(Giuseppe Di Maio) – Pare quasi senso comune che l’area del non voto sia composta da buone persone disgustate dalla politica di tutti i partiti. A questa panzana se ne aggiungono altre, tra le quali spicca quella dei 6 mln di voti persi dal M5S perché ha smarrito la purezza delle origini. Queste idee in realtà sono sentimenti popolari, comuni, appunto, spesso sostenuti da politici disonesti che semplificano le analisi proprio per incastrare l’elettorato nelle spire della democrazia, per blandirlo e convincerlo al consenso. Invece le cose stanno diversamente, e ciò che si crede del popolo e dei suoi ideali spesso appartiene alle mitologie rivoluzionarie.

Partiamo dall’ultima, dalla purezza perduta dei grillini. Il M5S non ha avuto il suo boom quando si candidò a rifondare la sinistra, ma l’ebbe non appena la destra perse il suo leader: quando cioè Berlusconi si dimise ammettendo la sua incapacità a gestire le difficoltà del momento, e quando gli altri partiti salvo la Lega appoggiarono i rigori del governo Monti. Pochi mesi dopo l’esperienza dei tecnici Grillo e il suo Movimento divennero il primo partito italiano. Da dove arrivarono tutti questi voti se non dal calderone di destra orfano del suo leader, e che cosa credete avessero nel cuore questi elettori se non l’ostilità verso la classe dirigente rappresentata dai governi degli esperti e dai loro alleati di destra e di sinistra? L’elettorato dello tsunami tour era curioso, e sperava che le contraddizioni svelate da Grillo nelle piazze fossero risolte con uno schiocco di dita, sicché nella mancanza di ideologia (né di destra né di sinistra) poteva nascondere i veri obiettivi privati, quelli che i Greci avrebbero chiamato “idioti” contrapponendoli agli obiettivi politici.

Ecco chi erano gli elettori vomitati dai serragli della destra: coloro che speravano in una politica che potesse portare loro dei vantaggi sul proprio concorrente di classe. Insomma, erano i reazionari, che si contrapponevano ai conservatori, a coloro che avevano già raggiunto dei risultati sociali soddisfacenti. Ho dovuto sopportare nei meetup questi animosi “cittadini” destrorsi prima che Conte stilasse chiaramente nel suo Statuto le linee guida di un partito nemico delle diseguaglianze. E ora che quei milioni di elettori sono ritornati nuovamente alla destra (che nel frattempo ha sdoganato leader prima impensabili), il nucleo degli elettori del M5S è formato sempre di più da uno sparuto presidio radicale, tutto quello che può esprimere la società italiana divisa tra conservazione e reazione, tra un ceto agiato e uno che aspira a diventarlo.

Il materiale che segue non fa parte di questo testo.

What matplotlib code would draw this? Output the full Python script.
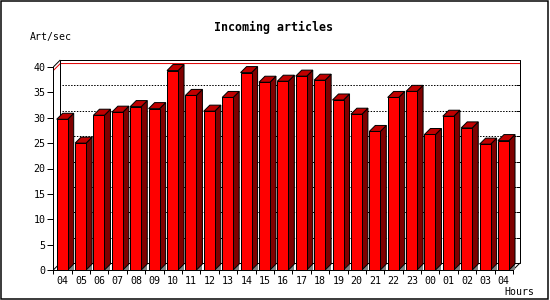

Chi non vota ha deciso che la politica non gli può essere utile; che contribuire alla creazione di regole giuste non gl’importa più un fico secco; che potrebbe essere stanato dalla sua inerzia democratica solo di fronte ad un interesse concreto; che essere deluso è molto più comodo che innamorarsi ancora di un programma; che le proprie ambizioni sociali è meglio tenerle per sé, invece di gridarle ai quattro venti. Poi, c’è anche chi non ha capito a cosa servono le elezioni.